Leader of the Communist Party of Norway
- In office 2001–2010
- Preceded by: Per Lothar Lindtner
- Succeeded by: Svend Haakon Jacobsen

Personal details
- Born: 21 September 1965 (age 59) Konya, Turkey
- Political party: Communist Party of Norway
- Occupation: Politician, teacher

= Zafer Gözet =

Turkish-Norwegian Marxist-Leninist politician

Zafer Gözet (born 21 September 1965) is a Turkish-Norwegian Marxist-Leninist politician. He was the leader of the Communist Party of Norway (NKP) from 2001 to 2010.

Gözet was born and raised in Konya, Turkey before immigrating to Norway with his family in 1980.

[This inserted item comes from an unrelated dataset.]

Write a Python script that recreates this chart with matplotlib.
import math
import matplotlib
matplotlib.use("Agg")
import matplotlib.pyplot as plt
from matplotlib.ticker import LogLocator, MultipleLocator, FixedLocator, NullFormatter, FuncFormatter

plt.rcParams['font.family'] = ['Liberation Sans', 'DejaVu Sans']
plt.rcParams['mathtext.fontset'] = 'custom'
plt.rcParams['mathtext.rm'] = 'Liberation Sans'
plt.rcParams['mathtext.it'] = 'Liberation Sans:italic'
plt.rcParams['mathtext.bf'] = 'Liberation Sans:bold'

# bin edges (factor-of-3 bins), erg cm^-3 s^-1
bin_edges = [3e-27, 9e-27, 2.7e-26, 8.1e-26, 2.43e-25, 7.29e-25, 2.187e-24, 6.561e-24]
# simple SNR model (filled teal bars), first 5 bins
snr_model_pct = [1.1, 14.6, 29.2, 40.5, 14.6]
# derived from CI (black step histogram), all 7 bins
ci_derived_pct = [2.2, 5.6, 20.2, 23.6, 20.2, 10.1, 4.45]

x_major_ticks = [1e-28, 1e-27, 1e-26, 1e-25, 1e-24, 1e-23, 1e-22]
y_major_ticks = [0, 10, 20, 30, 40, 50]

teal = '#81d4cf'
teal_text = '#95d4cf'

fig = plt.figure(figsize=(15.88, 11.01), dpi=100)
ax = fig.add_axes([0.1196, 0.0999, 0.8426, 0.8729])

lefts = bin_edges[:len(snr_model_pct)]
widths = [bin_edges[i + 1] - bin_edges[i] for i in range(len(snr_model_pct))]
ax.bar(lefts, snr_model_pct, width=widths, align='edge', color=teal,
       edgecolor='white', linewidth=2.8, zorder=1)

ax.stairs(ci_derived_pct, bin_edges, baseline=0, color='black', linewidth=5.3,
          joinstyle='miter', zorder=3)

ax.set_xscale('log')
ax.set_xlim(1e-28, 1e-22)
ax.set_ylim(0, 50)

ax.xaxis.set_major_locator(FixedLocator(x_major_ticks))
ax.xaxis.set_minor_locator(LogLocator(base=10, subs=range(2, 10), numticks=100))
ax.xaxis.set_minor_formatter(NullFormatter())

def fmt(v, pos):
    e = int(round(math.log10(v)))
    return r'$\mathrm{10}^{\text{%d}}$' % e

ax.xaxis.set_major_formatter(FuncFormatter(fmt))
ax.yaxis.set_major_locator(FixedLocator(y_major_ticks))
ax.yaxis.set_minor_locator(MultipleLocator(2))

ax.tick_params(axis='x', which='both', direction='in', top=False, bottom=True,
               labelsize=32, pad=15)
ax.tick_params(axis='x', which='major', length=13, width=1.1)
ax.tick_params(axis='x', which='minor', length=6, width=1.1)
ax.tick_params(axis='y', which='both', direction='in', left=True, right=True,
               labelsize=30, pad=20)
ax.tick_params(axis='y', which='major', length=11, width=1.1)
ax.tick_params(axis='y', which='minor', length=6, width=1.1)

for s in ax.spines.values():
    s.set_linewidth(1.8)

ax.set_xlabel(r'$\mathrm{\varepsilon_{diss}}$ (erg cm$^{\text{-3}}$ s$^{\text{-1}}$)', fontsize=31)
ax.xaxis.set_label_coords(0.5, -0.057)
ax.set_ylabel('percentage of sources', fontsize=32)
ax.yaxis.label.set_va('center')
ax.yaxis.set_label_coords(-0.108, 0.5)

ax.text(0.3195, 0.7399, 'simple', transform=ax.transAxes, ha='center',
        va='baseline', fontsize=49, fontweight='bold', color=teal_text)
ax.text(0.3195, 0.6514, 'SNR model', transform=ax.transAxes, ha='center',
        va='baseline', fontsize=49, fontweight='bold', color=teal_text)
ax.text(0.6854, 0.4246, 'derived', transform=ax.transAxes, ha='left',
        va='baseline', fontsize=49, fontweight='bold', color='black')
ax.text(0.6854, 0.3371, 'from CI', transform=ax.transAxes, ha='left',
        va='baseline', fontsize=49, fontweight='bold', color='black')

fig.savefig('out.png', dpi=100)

After lengthy contact with the Communist Party throughout the 1980s, he decided at the beginning of the 1990s to join the party. He led the Buskerud and Vestfold division of the party from 2000 on, and in 2001 was elected party leader, the first immigrant to lead a political party in Norway.

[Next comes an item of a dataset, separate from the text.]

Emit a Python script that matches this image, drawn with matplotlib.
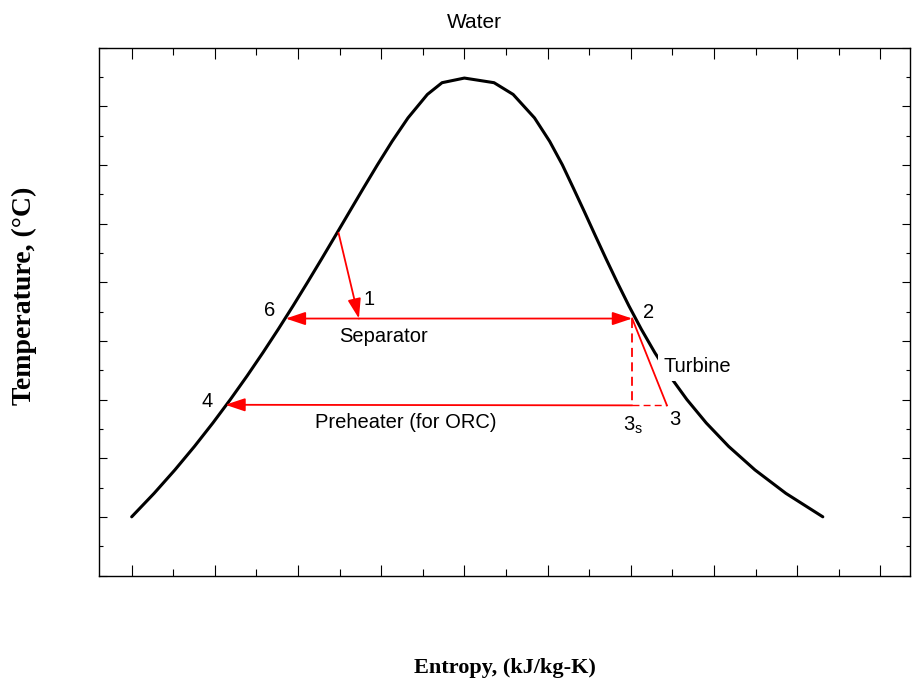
import matplotlib
matplotlib.use("Agg")
import matplotlib.pyplot as plt
from matplotlib.ticker import MultipleLocator, NullFormatter

# Saturation dome of water
T_sat = [0.01, 20, 40, 60, 80, 100, 120, 140, 160, 180, 200, 220, 240,
         260, 280, 300, 320, 340, 360, 370, 373.95]
s_f = [0.0, 0.2965, 0.5724, 0.8312, 1.0753, 1.3069, 1.5276, 1.7391, 1.9427,
       2.1396, 2.3305, 2.5177, 2.7020, 2.8849, 3.0685, 3.2552, 3.4494, 3.6601,
       3.9167, 4.1112, 4.407]
s_g = [9.155, 8.666, 8.256, 7.908, 7.611, 7.354, 7.129, 6.929, 6.750, 6.585,
       6.431, 6.283, 6.139, 5.997, 5.852, 5.705, 5.537, 5.336, 5.053, 4.800,
       4.407]

# Cycle states (entropy, temperature)
s_in, T_in = 2.74, 242.0      # geofluid entering the flash
s_1, T_1 = 3.01, 169.0        # after throttling
s_6, T_6 = 2.04, 169.0        # separated liquid
s_2, T_2 = 6.63, 169.0        # separated vapour
s_3s, T_3s = 6.63, 95.0       # isentropic turbine exit
s_3, T_3 = 7.09, 95.0         # actual turbine exit
s_4, T_4 = 1.24, 95.5         # after preheater

W, H = 914, 684
fig = plt.figure(figsize=(W / 100, H / 100), dpi=100)
L, R, B, T = 99, 910, 575.5, 47.5
ax = fig.add_axes([L / W, 1 - B / H, (R - L) / W, (B - T) / H])

x_lo, x_hi = -0.433, 10.31
ax.set_xlim(x_lo, x_hi)
ax.set_ylim(-50, 400)

dome_x = s_f + s_g[::-1]
dome_y = T_sat + T_sat[::-1]
ax.plot(dome_x, dome_y, color="black", lw=2.2, solid_capstyle="round",
        solid_joinstyle="round", zorder=2)

red = "#ff0000"
head = "-|>,head_length=0.6,head_width=0.2"
def arrow(x0, y0, x1, y1):
    ax.annotate("", xy=(x1, y1), xytext=(x0, y0),
                arrowprops=dict(arrowstyle=head, mutation_scale=20, color=red,
                                lw=1.3, shrinkA=0, shrinkB=0), zorder=4)

arrow(s_in, T_in, s_1, T_1)
arrow(s_1, T_1, s_2, T_2)
arrow(s_1, T_1, s_6, T_6)
arrow(s_3s, T_3s, s_4, T_4)
ax.plot([s_2, s_3], [T_2, T_3], color=red, lw=1.3, zorder=3)
ax.plot([s_2, s_3s], [T_2, T_3s], color=red, lw=1.3, ls=(0, (5, 3)), zorder=3)
ax.plot([s_3s, s_3], [T_3s, T_3], color=red, lw=1.0, ls=(0, (5, 3)), zorder=3)

fs = 14.5
tf = "Liberation Sans"
ax.text(3.14, 185, "1", fontsize=fs, family=tf, ha="center", va="center")
ax.text(6.85, 174.5, "2", fontsize=fs, family=tf, ha="center", va="center")
ax.text(1.83, 175.5, "6", fontsize=fs, family=tf, ha="center", va="center")
ax.text(1.0, 98, "4", fontsize=fs, family=tf, ha="center", va="center")
ax.text(7.2, 83, "3", fontsize=fs, family=tf, ha="center", va="center")
ax.text(6.64, 78, r"$\mathregular{3_s}$", fontsize=fs, family=tf,
        ha="center", va="center")
ax.text(3.34, 153.5, "Separator", fontsize=fs, family=tf, ha="center", va="center")
ax.text(3.63, 80, "Preheater (for ORC)", fontsize=fs, family=tf,
        ha="center", va="center")
ax.text(7.49, 128, "Turbine", fontsize=fs, family=tf, ha="center", va="center",
        bbox=dict(facecolor="white", edgecolor="none", pad=3.5), zorder=5)

fig.text(474 / W, 1 - 22 / H, "Water", fontsize=15, family=tf,
         ha="center", va="center")
fig.text(505 / W, 1 - 668 / H, "Entropy, (kJ/kg-K)", family="Liberation Serif",
         fontweight="bold", fontsize=16, ha="center", va="center")
fig.text(24 / W, 1 - 296 / H, "Temperature, (°C)", family="Liberation Serif",
         fontweight="bold", fontsize=20, ha="center", va="center", rotation=90)

ax.xaxis.set_major_locator(MultipleLocator(1.102))
ax.xaxis.set_minor_locator(MultipleLocator(0.551))
ax.yaxis.set_major_locator(MultipleLocator(50))
ax.yaxis.set_minor_locator(MultipleLocator(25))
ax.xaxis.set_major_formatter(NullFormatter())
ax.yaxis.set_major_formatter(NullFormatter())
ax.tick_params(which="both", direction="in", top=True, right=True, width=0.8)
ax.tick_params(axis="x", which="major", length=8)
ax.tick_params(axis="x", which="minor", length=5)
ax.tick_params(axis="y", which="major", length=6)
ax.tick_params(axis="y", which="minor", length=3)
for sp in ax.spines.values():
    sp.set_linewidth(1.0)

fig.savefig("out.png", dpi=100)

Gözet was re-elected leader of the Communist Party at the party's 26th national congress in Alta in May 2007. From 1997 to 2002, he was also a member of Norway's Contact Committee for Immigrants and the Authorities. A teacher by profession, he is a board member of the Schools Association in Buskerud and a steward in Drammen Municipality, as well as leader of the joint schools association for Drammen and region.

Gözet led the Communist Party list of Buskerud candidates for the 2009 elections to the Parliament of Norway.